Brooks, Suskin wrote, wondered: What would happen if someone tried to produce an intentionally bad musical?
"The Producers" was the result. The film, now considered a classic, won Brooks an Oscar for his screenplay.
Still, it took him almost 40 years to get back to Broadway -- and he almost didn't. It took a fistful of calls from Hollywood mogul David Geffen, who wanted to produce, to convince him "The Producers" could be a Broadway musical.
'A love letter to Broadway'
Once Brooks agreed, things started falling into place.
First, he needed a composer. The renowned Jerry Herman had been slated to write the score, but -- as Brooks noted in an article in the April 15 New York Times -- Herman told Brooks he should write the songs himself.
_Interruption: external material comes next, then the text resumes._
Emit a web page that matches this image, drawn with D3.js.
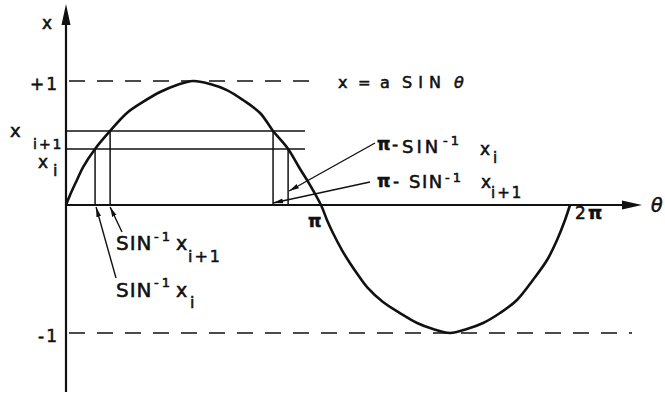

Brooks got a hand from friend Thomas Meehan, who co-wrote the book, and arranger Glen Kelly.
Tony Award-winning choreographer and director Susan Stroman signed on to helm the show, and two of the top musical theater actors in the country -- Nathan Lane and Matthew Broderick -- jumped in to play Bialystock and Bloom.
"I wouldn't have done this show without Nathan Lane, because he's God's gift to Broadway," says Brooks. "And Matthew's a surprising find -- I didn't know he could sing and dance."
(Brooks must have missed Broderick's Tony-winning performance in the 1995 revival of "How to Succeed in Business without Really Trying.")
The advance reviews have been raves, and the show is reportedly sold out well into the summer.
In "The Producers," Bialystock and Bloom's ruse is found out when their hoped-for flop, "Springtime for Hitler," becomes a huge hit. The Broadway "Producers" also looks like a huge hit, but Brooks, fortunately, probably doesn't need to worry that he'll end up like his dishonest protagonists.
"It's always been a love letter to Broadway, and now its time has come," says Brooks.